___ DATA EXCERPT ___
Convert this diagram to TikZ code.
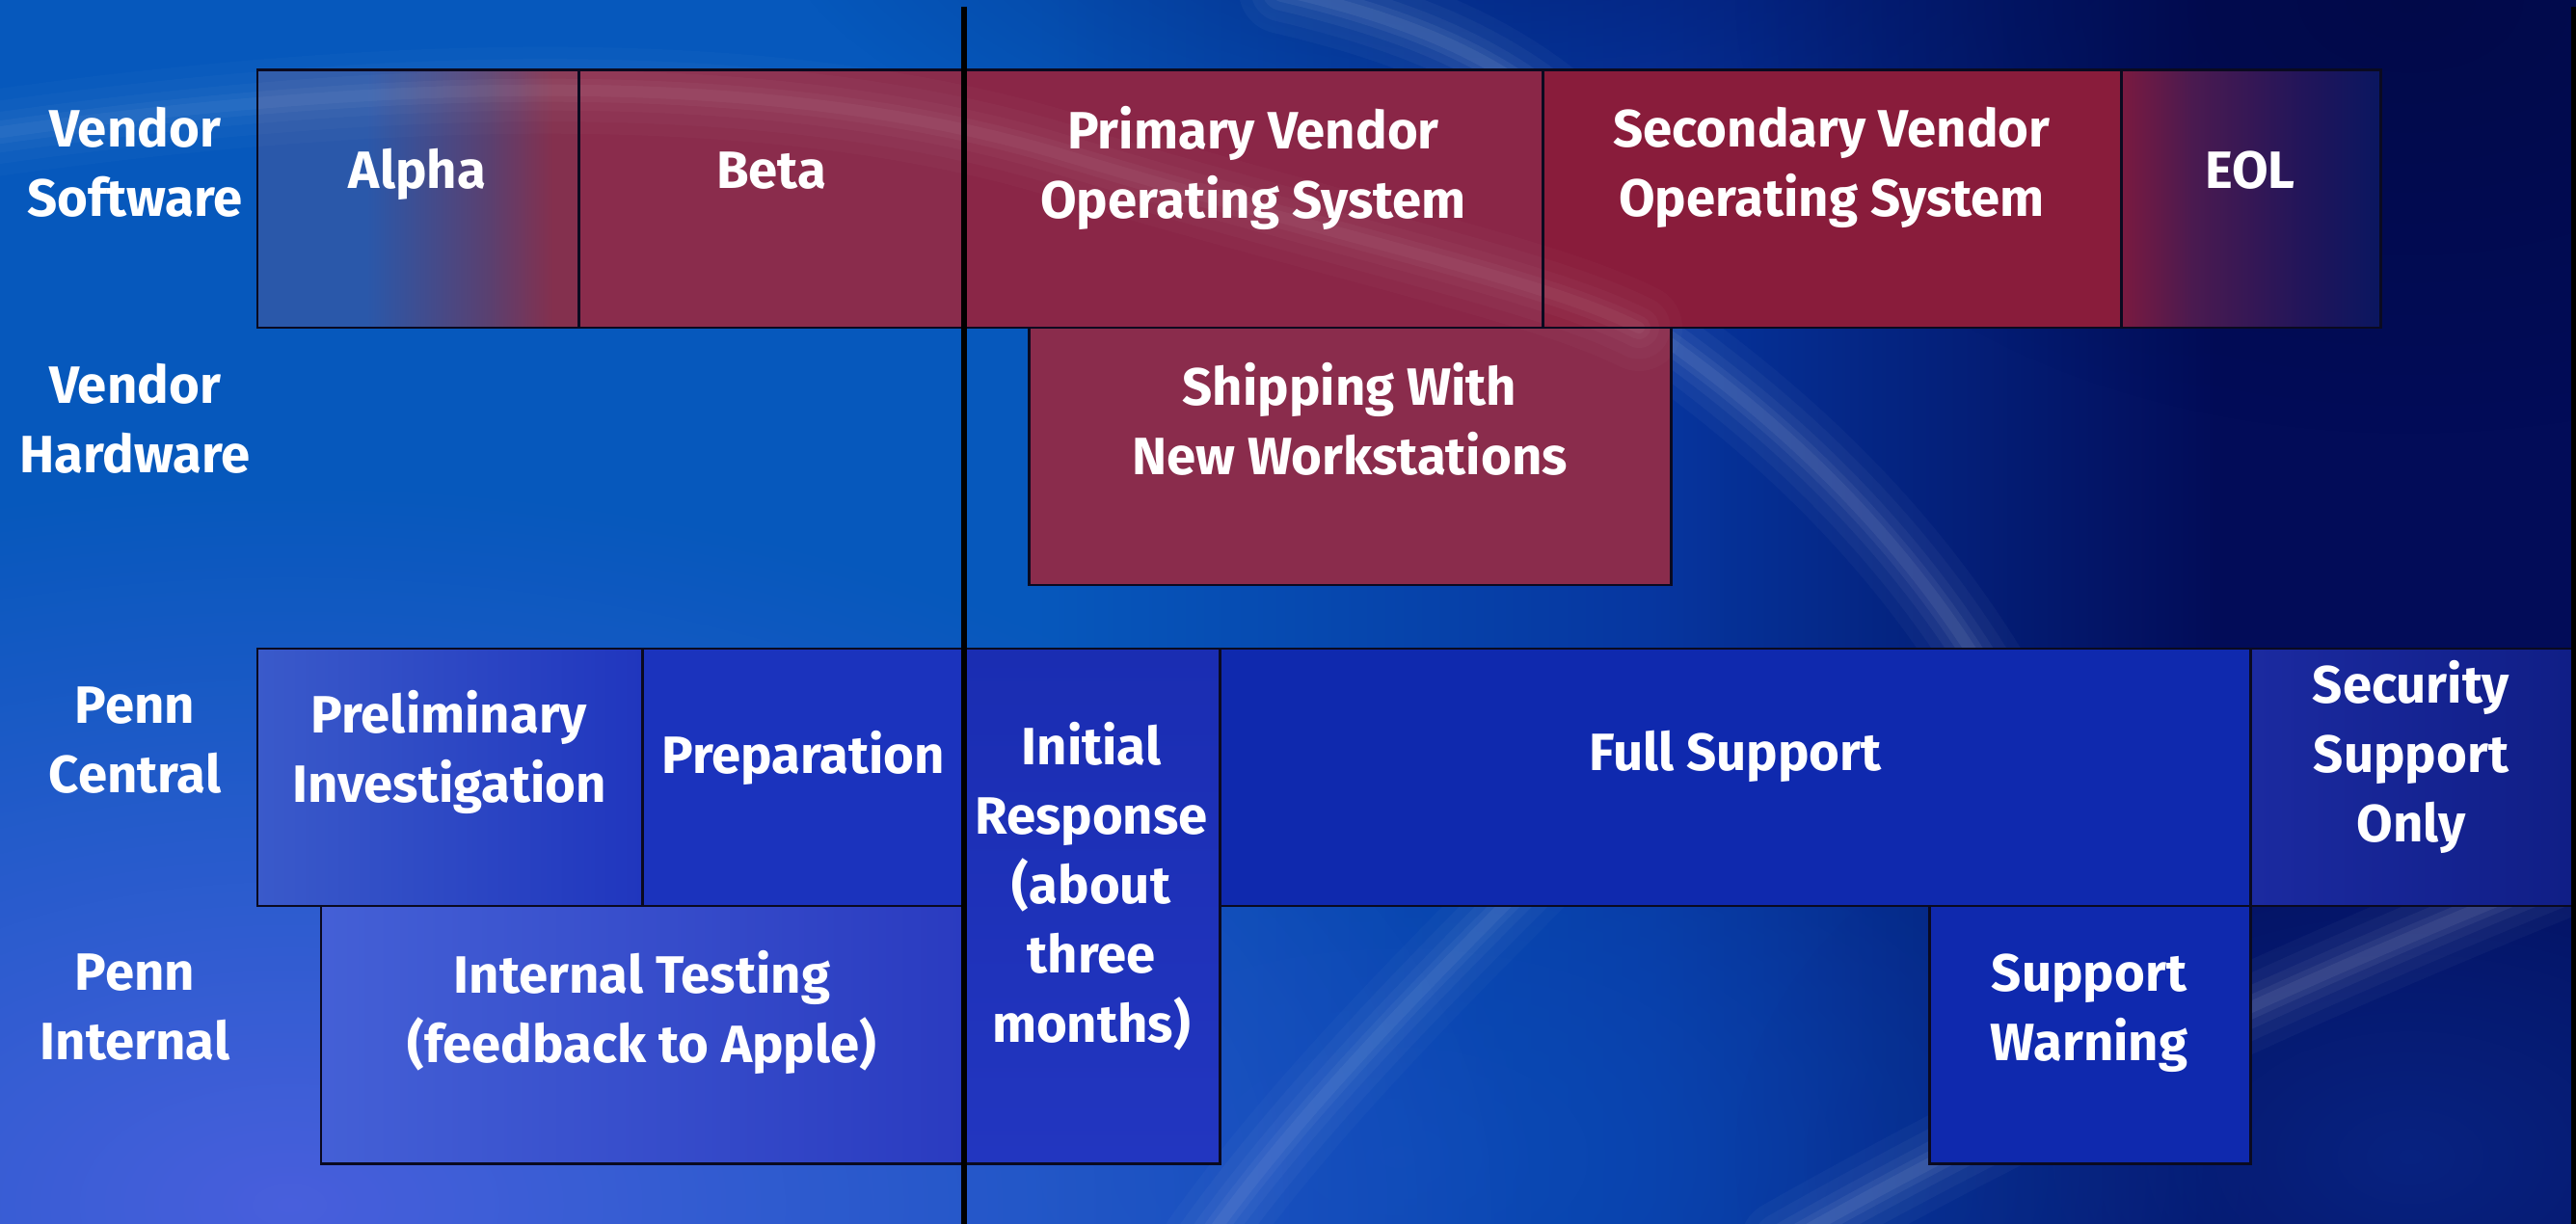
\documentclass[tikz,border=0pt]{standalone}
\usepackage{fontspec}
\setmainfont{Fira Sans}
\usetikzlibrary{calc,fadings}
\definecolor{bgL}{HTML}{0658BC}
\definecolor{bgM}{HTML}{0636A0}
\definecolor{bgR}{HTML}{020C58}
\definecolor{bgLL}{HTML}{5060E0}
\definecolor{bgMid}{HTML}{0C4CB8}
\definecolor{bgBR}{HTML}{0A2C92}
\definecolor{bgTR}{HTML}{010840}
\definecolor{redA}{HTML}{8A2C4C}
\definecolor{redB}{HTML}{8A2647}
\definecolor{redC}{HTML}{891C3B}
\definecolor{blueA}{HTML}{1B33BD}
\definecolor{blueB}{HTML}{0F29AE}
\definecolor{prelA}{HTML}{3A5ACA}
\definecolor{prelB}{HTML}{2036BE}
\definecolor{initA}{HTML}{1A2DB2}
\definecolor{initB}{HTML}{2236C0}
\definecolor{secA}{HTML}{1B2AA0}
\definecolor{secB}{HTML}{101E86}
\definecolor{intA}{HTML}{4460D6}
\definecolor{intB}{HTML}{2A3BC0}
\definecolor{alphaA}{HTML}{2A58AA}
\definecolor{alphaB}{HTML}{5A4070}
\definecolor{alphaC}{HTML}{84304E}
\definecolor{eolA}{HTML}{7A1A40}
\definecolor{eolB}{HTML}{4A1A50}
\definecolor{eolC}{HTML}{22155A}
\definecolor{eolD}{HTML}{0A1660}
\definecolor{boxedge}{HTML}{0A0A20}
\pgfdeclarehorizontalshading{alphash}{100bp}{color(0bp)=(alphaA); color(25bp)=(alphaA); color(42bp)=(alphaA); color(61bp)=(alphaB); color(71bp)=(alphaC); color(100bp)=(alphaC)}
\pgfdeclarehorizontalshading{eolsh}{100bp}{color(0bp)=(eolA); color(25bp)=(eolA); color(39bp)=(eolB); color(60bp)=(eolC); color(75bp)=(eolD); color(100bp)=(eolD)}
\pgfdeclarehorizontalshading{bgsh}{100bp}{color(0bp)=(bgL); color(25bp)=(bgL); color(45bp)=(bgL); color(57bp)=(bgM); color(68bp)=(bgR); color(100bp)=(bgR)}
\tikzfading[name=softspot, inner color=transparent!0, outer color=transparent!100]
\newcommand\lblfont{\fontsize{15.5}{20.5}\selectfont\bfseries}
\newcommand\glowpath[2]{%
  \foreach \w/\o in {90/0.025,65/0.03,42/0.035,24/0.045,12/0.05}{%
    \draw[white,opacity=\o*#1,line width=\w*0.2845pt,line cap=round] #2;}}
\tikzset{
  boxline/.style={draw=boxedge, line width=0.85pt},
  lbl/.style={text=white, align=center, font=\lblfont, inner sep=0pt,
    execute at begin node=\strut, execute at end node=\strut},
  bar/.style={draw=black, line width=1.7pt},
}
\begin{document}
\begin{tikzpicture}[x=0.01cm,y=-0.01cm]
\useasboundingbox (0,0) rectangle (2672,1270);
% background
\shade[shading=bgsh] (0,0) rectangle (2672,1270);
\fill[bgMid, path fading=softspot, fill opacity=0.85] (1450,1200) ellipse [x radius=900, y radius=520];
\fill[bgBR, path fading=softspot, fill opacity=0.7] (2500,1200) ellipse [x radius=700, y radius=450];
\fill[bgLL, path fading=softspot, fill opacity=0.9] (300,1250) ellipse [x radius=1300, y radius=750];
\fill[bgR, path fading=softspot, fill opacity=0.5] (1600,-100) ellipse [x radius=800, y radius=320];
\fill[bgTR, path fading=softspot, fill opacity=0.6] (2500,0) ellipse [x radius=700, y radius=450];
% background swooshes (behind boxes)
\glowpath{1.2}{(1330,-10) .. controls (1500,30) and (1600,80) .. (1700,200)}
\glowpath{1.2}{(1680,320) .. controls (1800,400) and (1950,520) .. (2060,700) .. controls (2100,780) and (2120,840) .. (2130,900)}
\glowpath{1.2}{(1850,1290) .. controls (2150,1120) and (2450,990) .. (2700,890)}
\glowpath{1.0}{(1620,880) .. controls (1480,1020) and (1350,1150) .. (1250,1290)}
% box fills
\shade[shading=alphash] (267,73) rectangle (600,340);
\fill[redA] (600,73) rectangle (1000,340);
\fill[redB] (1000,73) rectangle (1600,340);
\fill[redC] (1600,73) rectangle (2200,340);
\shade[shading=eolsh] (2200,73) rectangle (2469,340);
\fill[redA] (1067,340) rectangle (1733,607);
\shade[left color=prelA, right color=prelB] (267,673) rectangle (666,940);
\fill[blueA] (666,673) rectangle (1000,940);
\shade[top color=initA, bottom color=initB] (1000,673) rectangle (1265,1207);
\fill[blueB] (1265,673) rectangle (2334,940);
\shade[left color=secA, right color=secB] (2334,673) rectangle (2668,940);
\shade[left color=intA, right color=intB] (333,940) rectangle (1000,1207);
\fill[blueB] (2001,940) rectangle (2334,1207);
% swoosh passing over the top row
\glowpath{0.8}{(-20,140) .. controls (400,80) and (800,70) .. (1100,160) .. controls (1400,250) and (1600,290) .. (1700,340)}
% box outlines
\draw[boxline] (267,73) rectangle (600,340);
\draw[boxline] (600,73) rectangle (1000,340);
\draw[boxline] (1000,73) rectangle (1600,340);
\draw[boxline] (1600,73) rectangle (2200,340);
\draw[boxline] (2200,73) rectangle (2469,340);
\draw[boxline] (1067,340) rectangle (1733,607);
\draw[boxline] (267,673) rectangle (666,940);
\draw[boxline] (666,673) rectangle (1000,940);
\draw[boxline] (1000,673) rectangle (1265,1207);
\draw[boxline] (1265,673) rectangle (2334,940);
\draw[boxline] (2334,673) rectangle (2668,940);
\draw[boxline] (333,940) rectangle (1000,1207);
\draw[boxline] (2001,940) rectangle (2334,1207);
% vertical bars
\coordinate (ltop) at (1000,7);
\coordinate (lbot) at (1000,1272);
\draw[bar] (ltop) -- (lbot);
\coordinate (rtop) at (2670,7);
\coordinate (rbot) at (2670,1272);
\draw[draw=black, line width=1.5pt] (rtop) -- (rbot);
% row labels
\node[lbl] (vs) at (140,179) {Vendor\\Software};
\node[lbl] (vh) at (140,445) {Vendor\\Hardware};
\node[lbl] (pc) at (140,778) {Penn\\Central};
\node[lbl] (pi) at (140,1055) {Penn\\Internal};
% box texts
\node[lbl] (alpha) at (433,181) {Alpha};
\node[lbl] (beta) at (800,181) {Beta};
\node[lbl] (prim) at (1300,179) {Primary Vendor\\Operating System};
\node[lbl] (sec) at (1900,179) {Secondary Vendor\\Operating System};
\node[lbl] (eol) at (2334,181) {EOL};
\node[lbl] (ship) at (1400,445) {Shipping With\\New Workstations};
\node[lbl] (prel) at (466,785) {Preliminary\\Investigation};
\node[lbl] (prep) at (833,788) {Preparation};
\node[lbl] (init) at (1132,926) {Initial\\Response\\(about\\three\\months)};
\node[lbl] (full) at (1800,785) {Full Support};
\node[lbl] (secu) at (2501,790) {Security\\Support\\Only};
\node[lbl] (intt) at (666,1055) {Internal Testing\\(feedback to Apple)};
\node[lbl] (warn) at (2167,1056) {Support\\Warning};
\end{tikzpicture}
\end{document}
___
WRITTEN REQUEST
Reproduce the whole listing exactly, but not the images in it.

RESULT OF THIS TASK
Convert this diagram to TikZ code.
\documentclass[tikz,border=0pt]{standalone}
\usepackage{fontspec}
\setmainfont{Fira Sans}
\usetikzlibrary{calc,fadings}
\definecolor{bgL}{HTML}{0658BC}
\definecolor{bgM}{HTML}{0636A0}
\definecolor{bgR}{HTML}{020C58}
\definecolor{bgLL}{HTML}{5060E0}
\definecolor{bgMid}{HTML}{0C4CB8}
\definecolor{bgBR}{HTML}{0A2C92}
\definecolor{bgTR}{HTML}{010840}
\definecolor{redA}{HTML}{8A2C4C}
\definecolor{redB}{HTML}{8A2647}
\definecolor{redC}{HTML}{891C3B}
\definecolor{blueA}{HTML}{1B33BD}
\definecolor{blueB}{HTML}{0F29AE}
\definecolor{prelA}{HTML}{3A5ACA}
\definecolor{prelB}{HTML}{2036BE}
\definecolor{initA}{HTML}{1A2DB2}
\definecolor{initB}{HTML}{2236C0}
\definecolor{secA}{HTML}{1B2AA0}
\definecolor{secB}{HTML}{101E86}
\definecolor{intA}{HTML}{4460D6}
\definecolor{intB}{HTML}{2A3BC0}
\definecolor{alphaA}{HTML}{2A58AA}
\definecolor{alphaB}{HTML}{5A4070}
\definecolor{alphaC}{HTML}{84304E}
\definecolor{eolA}{HTML}{7A1A40}
\definecolor{eolB}{HTML}{4A1A50}
\definecolor{eolC}{HTML}{22155A}
\definecolor{eolD}{HTML}{0A1660}
\definecolor{boxedge}{HTML}{0A0A20}
\pgfdeclarehorizontalshading{alphash}{100bp}{color(0bp)=(alphaA); color(25bp)=(alphaA); color(42bp)=(alphaA); color(61bp)=(alphaB); color(71bp)=(alphaC); color(100bp)=(alphaC)}
\pgfdeclarehorizontalshading{eolsh}{100bp}{color(0bp)=(eolA); color(25bp)=(eolA); color(39bp)=(eolB); color(60bp)=(eolC); color(75bp)=(eolD); color(100bp)=(eolD)}
\pgfdeclarehorizontalshading{bgsh}{100bp}{color(0bp)=(bgL); color(25bp)=(bgL); color(45bp)=(bgL); color(57bp)=(bgM); color(68bp)=(bgR); color(100bp)=(bgR)}
\tikzfading[name=softspot, inner color=transparent!0, outer color=transparent!100]
\newcommand\lblfont{\fontsize{15.5}{20.5}\selectfont\bfseries}
\newcommand\glowpath[2]{%
  \foreach \w/\o in {90/0.025,65/0.03,42/0.035,24/0.045,12/0.05}{%
    \draw[white,opacity=\o*#1,line width=\w*0.2845pt,line cap=round] #2;}}
\tikzset{
  boxline/.style={draw=boxedge, line width=0.85pt},
  lbl/.style={text=white, align=center, font=\lblfont, inner sep=0pt,
    execute at begin node=\strut, execute at end node=\strut},
  bar/.style={draw=black, line width=1.7pt},
}
\begin{document}
\begin{tikzpicture}[x=0.01cm,y=-0.01cm]
\useasboundingbox (0,0) rectangle (2672,1270);
% background
\shade[shading=bgsh] (0,0) rectangle (2672,1270);
\fill[bgMid, path fading=softspot, fill opacity=0.85] (1450,1200) ellipse [x radius=900, y radius=520];
\fill[bgBR, path fading=softspot, fill opacity=0.7] (2500,1200) ellipse [x radius=700, y radius=450];
\fill[bgLL, path fading=softspot, fill opacity=0.9] (300,1250) ellipse [x radius=1300, y radius=750];
\fill[bgR, path fading=softspot, fill opacity=0.5] (1600,-100) ellipse [x radius=800, y radius=320];
\fill[bgTR, path fading=softspot, fill opacity=0.6] (2500,0) ellipse [x radius=700, y radius=450];
% background swooshes (behind boxes)
\glowpath{1.2}{(1330,-10) .. controls (1500,30) and (1600,80) .. (1700,200)}
\glowpath{1.2}{(1680,320) .. controls (1800,400) and (1950,520) .. (2060,700) .. controls (2100,780) and (2120,840) .. (2130,900)}
\glowpath{1.2}{(1850,1290) .. controls (2150,1120) and (2450,990) .. (2700,890)}
\glowpath{1.0}{(1620,880) .. controls (1480,1020) and (1350,1150) .. (1250,1290)}
% box fills
\shade[shading=alphash] (267,73) rectangle (600,340);
\fill[redA] (600,73) rectangle (1000,340);
\fill[redB] (1000,73) rectangle (1600,340);
\fill[redC] (1600,73) rectangle (2200,340);
\shade[shading=eolsh] (2200,73) rectangle (2469,340);
\fill[redA] (1067,340) rectangle (1733,607);
\shade[left color=prelA, right color=prelB] (267,673) rectangle (666,940);
\fill[blueA] (666,673) rectangle (1000,940);
\shade[top color=initA, bottom color=initB] (1000,673) rectangle (1265,1207);
\fill[blueB] (1265,673) rectangle (2334,940);
\shade[left color=secA, right color=secB] (2334,673) rectangle (2668,940);
\shade[left color=intA, right color=intB] (333,940) rectangle (1000,1207);
\fill[blueB] (2001,940) rectangle (2334,1207);
% swoosh passing over the top row
\glowpath{0.8}{(-20,140) .. controls (400,80) and (800,70) .. (1100,160) .. controls (1400,250) and (1600,290) .. (1700,340)}
% box outlines
\draw[boxline] (267,73) rectangle (600,340);
\draw[boxline] (600,73) rectangle (1000,340);
\draw[boxline] (1000,73) rectangle (1600,340);
\draw[boxline] (1600,73) rectangle (2200,340);
\draw[boxline] (2200,73) rectangle (2469,340);
\draw[boxline] (1067,340) rectangle (1733,607);
\draw[boxline] (267,673) rectangle (666,940);
\draw[boxline] (666,673) rectangle (1000,940);
\draw[boxline] (1000,673) rectangle (1265,1207);
\draw[boxline] (1265,673) rectangle (2334,940);
\draw[boxline] (2334,673) rectangle (2668,940);
\draw[boxline] (333,940) rectangle (1000,1207);
\draw[boxline] (2001,940) rectangle (2334,1207);
% vertical bars
\coordinate (ltop) at (1000,7);
\coordinate (lbot) at (1000,1272);
\draw[bar] (ltop) -- (lbot);
\coordinate (rtop) at (2670,7);
\coordinate (rbot) at (2670,1272);
\draw[draw=black, line width=1.5pt] (rtop) -- (rbot);
% row labels
\node[lbl] (vs) at (140,179) {Vendor\\Software};
\node[lbl] (vh) at (140,445) {Vendor\\Hardware};
\node[lbl] (pc) at (140,778) {Penn\\Central};
\node[lbl] (pi) at (140,1055) {Penn\\Internal};
% box texts
\node[lbl] (alpha) at (433,181) {Alpha};
\node[lbl] (beta) at (800,181) {Beta};
\node[lbl] (prim) at (1300,179) {Primary Vendor\\Operating System};
\node[lbl] (sec) at (1900,179) {Secondary Vendor\\Operating System};
\node[lbl] (eol) at (2334,181) {EOL};
\node[lbl] (ship) at (1400,445) {Shipping With\\New Workstations};
\node[lbl] (prel) at (466,785) {Preliminary\\Investigation};
\node[lbl] (prep) at (833,788) {Preparation};
\node[lbl] (init) at (1132,926) {Initial\\Response\\(about\\three\\months)};
\node[lbl] (full) at (1800,785) {Full Support};
\node[lbl] (secu) at (2501,790) {Security\\Support\\Only};
\node[lbl] (intt) at (666,1055) {Internal Testing\\(feedback to Apple)};
\node[lbl] (warn) at (2167,1056) {Support\\Warning};
\end{tikzpicture}
\end{document}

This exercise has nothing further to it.